Moving Forward:  I will do my part establishing my children and my children’s children in the Lord, doing the hard work when necessary in order to reap great rewards. 

Tomorrow @ Psalms 63-65

Galatians 1-3 (NLT) 

Discover His heart: He replaced the law with Christ, focusing on His grace.

This is difficult to admit, particularly to my riding friends, but I’m not terribly fond of motorcycles.  I’ve always found them noisy and smelly, and for one who doesn’t like to wear a hat, a helmet is just not going to happen.  One can safely assume that I’ll probably never be found on a motorcycle, the football field or roller blades.  I tried to indoctrinate my son with my attitude about motorcycles early in his life.  Whenever a motorcycle passed us on the road with its thunderous roar, I would say to him, “Oh yuck, Brady, we don’t like those motorcycles,” and I also shared many subliminal messages.

When our son was a little older, an especially sweet Harley passed us on the road and my husband, the traitor, said to our son, “Brady, look at the cool bike!” And my precious innocent son replied, “Wow! I like it!”  It was then I knew that my years of brainwashing had been in vain. The words of Paul to the Galatians came to mind, “Oh, foolish, Brady!  Who has cast an evil spell on you?”  I knew I had lost the battle. So to the bikers of the world, I acquiesce; but Paul, on the other hand, was not so quick to cave.

“Oh, foolish Galatians! Who has cast an evil spell on you?” (3:1)  Poor Paul.  He had spent a great deal of time discipling the Christians in Turkey on several missionary trips and now to have them fall for the false message of the Judaizers!  “You are following a different way that pretends to be the Good News but is not the Good News at all.  You are being fooled by those who deliberately twist the truth concerning Christ.” (1:6-7)

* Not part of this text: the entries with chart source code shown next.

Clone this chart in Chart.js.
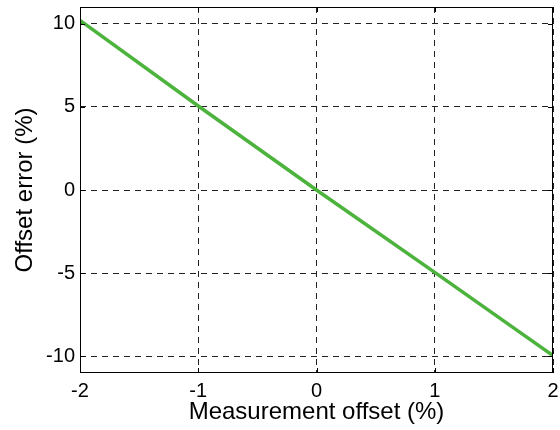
<!DOCTYPE html>
<html>
<head>
<meta charset="utf-8">
<script src="https://cdn.jsdelivr.net/npm/chart.js@4.4.0/dist/chart.umd.min.js"></script>
<style>
  html, body { margin: 0; padding: 0; background: #fff; }
  #wrap { width: 560px; height: 430px; }
</style>
</head>
<body>
<div id="wrap"><canvas id="offsetChart" width="560" height="430"></canvas></div>
<script>
// measurement offset (%) vs resulting offset error (%)
const offsetPct = [-2, -1, 0, 1, 2];
const errorPct  = [10.2, 5.05, 0, -4.95, -9.95];
const xTicks = [-2, -1, 0, 1, 2];
const yTicks = [-10, -5, 0, 5, 10];

const FONT = 'Liberation Sans, Arial, sans-serif';

// solid box round the plot plus short inward ticks, matlab style
const boxPlugin = {
  id: 'boxTicks',
  afterDatasetsDraw(chart) {
    const { ctx, chartArea: a, scales: { x, y } } = chart;
    ctx.save();
    ctx.strokeStyle = '#000';
    ctx.lineWidth = 1;
    ctx.setLineDash([]);
    ctx.strokeRect(a.left + 0.5, a.top + 0.5, a.right - a.left - 1, a.bottom - a.top - 1);
    const len = 5;
    ctx.beginPath();
    xTicks.forEach(v => {
      const px = Math.round(x.getPixelForValue(v)) + 0.5;
      ctx.moveTo(px, a.bottom); ctx.lineTo(px, a.bottom - len);
      ctx.moveTo(px, a.top); ctx.lineTo(px, a.top + len);
    });
    yTicks.forEach(v => {
      const py = Math.round(y.getPixelForValue(v)) + 0.5;
      ctx.moveTo(a.left, py); ctx.lineTo(a.left + len, py);
      ctx.moveTo(a.right, py); ctx.lineTo(a.right - len, py);
    });
    ctx.stroke();
    ctx.restore();
  }
};

new Chart(document.getElementById('offsetChart'), {
  type: 'line',
  data: {
    datasets: [{
      data: offsetPct.map((v, i) => ({ x: v, y: errorPct[i] })),
      borderColor: '#4cb33c',
      borderWidth: 3.5,
      pointRadius: 0,
      tension: 0,
      fill: false
    }]
  },
  options: {
    responsive: false,
    animation: false,
    layout: { padding: { top: 7, right: 7, left: 0, bottom: 0 } },
    plugins: { legend: { display: false }, tooltip: { enabled: false } },
    scales: {
      x: {
        type: 'linear', min: -2, max: 2,
        afterBuildTicks: s => { s.ticks = xTicks.map(v => ({ value: v })); },
        afterFit: s => { s.height = 57; s.paddingLeft = 0; s.paddingRight = 0; },
        grid: { color: '#222', lineWidth: 1, drawTicks: false, tickLength: 0 },
        border: { display: false, dash: [6, 5] },
        ticks: { color: '#000', font: { family: FONT, size: 20 }, padding: 6, maxRotation: 0 },
        title: { display: true, text: 'Measurement offset (%)', color: '#000', font: { family: FONT, size: 24 }, padding: { top: 0, bottom: 3 } }
      },
      y: {
        type: 'linear', min: -11, max: 11,
        afterBuildTicks: s => { s.ticks = yTicks.map(v => ({ value: v })); },
        afterFit: s => { s.width = 80; s.paddingTop = 0; s.paddingBottom = 0; },
        grid: { color: '#222', lineWidth: 1, drawTicks: false, tickLength: 0 },
        border: { display: false, dash: [6, 5] },
        ticks: { color: '#000', font: { family: FONT, size: 20 }, padding: 5 },
        title: { display: true, text: 'Offset error (%)', color: '#000', font: { family: FONT, size: 24 }, padding: { top: 11, bottom: 0 } }
      }
    }
  },
  plugins: [boxPlugin]
});
</script>
</body>
</html>
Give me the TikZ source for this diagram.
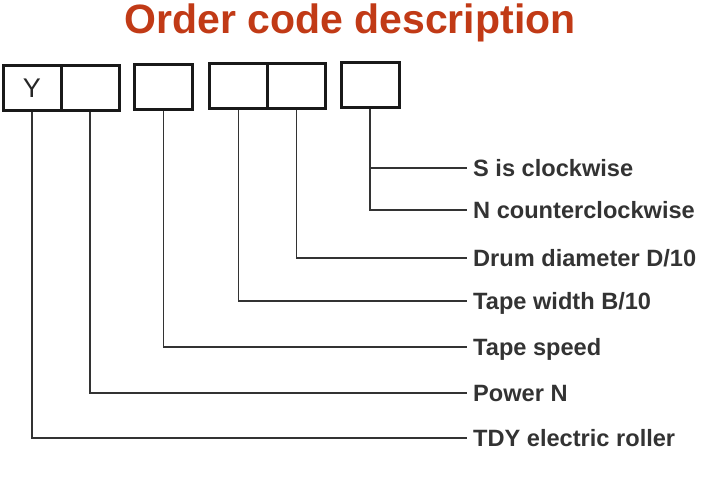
\documentclass[tikz,border=0pt]{standalone}
\usepackage{fontspec}
\setmainfont{Liberation Sans}
\usepackage{tikz}
\definecolor{titlered}{RGB}{193,58,22}
\definecolor{inkgray}{RGB}{51,51,51}

\begin{document}
\begin{tikzpicture}[x=1pt,y=-1pt,
    cell/.style={draw=black!90, line width=3pt, minimum width=58pt, minimum height=45pt, inner sep=0pt},
    lab/.style={anchor=west, inner xsep=6pt, inner ysep=0pt, text height=17pt, text depth=0pt, text=inkgray, font=\fontsize{23.6}{26}\selectfont\bfseries},
    lead/.style={line width=1.7pt, draw=inkgray}]
    \useasboundingbox (0,0) rectangle (711,478);

    \node[anchor=base, text=titlered, font=\fontsize{41}{46}\selectfont\bfseries] (title) at (350,34) {Order code description};

    \node[cell, font=\fontsize{27}{28}\selectfont, text=black!85] (c1) at (32,88) {Y};
    \node[cell] (c2) at (90,88) {};
    \node[cell] (c3) at (163.5,87) {};
    \node[cell] (c4) at (238.5,86.5) {};
    \node[cell] (c5) at (296.5,86.5) {};
    \node[cell] (c6) at (370,85.5) {};

    \node[lab] (cw) at (467,168) {S is clockwise};
    \node[lab] (ccw) at (467,210) {N counterclockwise};
    \node[lab] (drum) at (467,258) {Drum diameter D/10};
    \node[lab] (width) at (467,301) {Tape width B/10};
    \node[lab] (speed) at (467,347) {Tape speed};
    \node[lab] (power) at (467,393) {Power N};
    \node[lab] (tdy) at (467,438) {TDY electric roller};

    \draw[lead] (c6.south) |- (cw.west);
    \draw[lead] (c6.south) |- (ccw.west);
    \draw[lead] (c5.south) |- (drum.west);
    \draw[lead] (c4.south) |- (width.west);
    \draw[lead] (c3.south) |- (speed.west);
    \draw[lead] (c2.south) |- (power.west);
    \draw[lead] (c1.south) |- (tdy.west);
\end{tikzpicture}
\end{document}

In Chapter 2 we learn that the Judaizers were Jews who resisted Paul’s message of freedom from the Jewish law.  To them, belief in Jesus and what He did on the cross was just not quite enough.  They believed that all Christians, Jews and Gentiles alike, must follow the law given to Moses, and those who did not follow it should be avoided.

The Apostle Peter, unintentionally I am sure, added validity to their message when he would not eat with Gentiles in front of other Jews in order to keep the peace.  I would love to have been sitting with a cup of coffee over in the corner of the cafe or wherever it was when Paul and Peter had their discussion in Chapter 2.

Paul, seldom concerned about diplomacy, said it straight up, “When I tried to keep the law, it condemned me.  So I died to the law…so that I might live for God.  My old self has been crucified with Christ.  It is no longer I who live, but Christ lives in me.  So I live in this earthly body by trusting in the Son of God…For if keeping the law could make us right with God, then there was no need for Christ to die.” (2:19-21)  Christ and His Holy Spirit (3:2) living in me are more than enough!

Understanding Paul’s plight, we might say today, “Oh, foolish Americans!  Who has cast an evil spell on you?”  For the Judaizers of today, the law is irrelevant, but then to them, so is Jesus…irrelevant.  The man-made religions of today, the Oprah feel-good ones, may seem more open-minded, more compassionate and inviting, but they have nothing backing them up.

A handful of crisp, new counterfeit $100 bills may look good, feel good in my pocket and may give a sense of prosperity, but when I go to spend them I’ll find that nothing is backing them up!  Of course, some may reason that even authentic dollars do not have much backing them up today, but then that’s a topic for another day.  Convenient, man-made devotion to some higher power is only just that, a counterfeit, and it doesn’t spend well.  Jesus paid with His life, backed by the true and living God, and that we can take to the bank! 

Moving Forward: I resist the trappings of the counterfeits today and depend on Christ crucified, living in me to direct my life.  He’s all that I need and more than enough!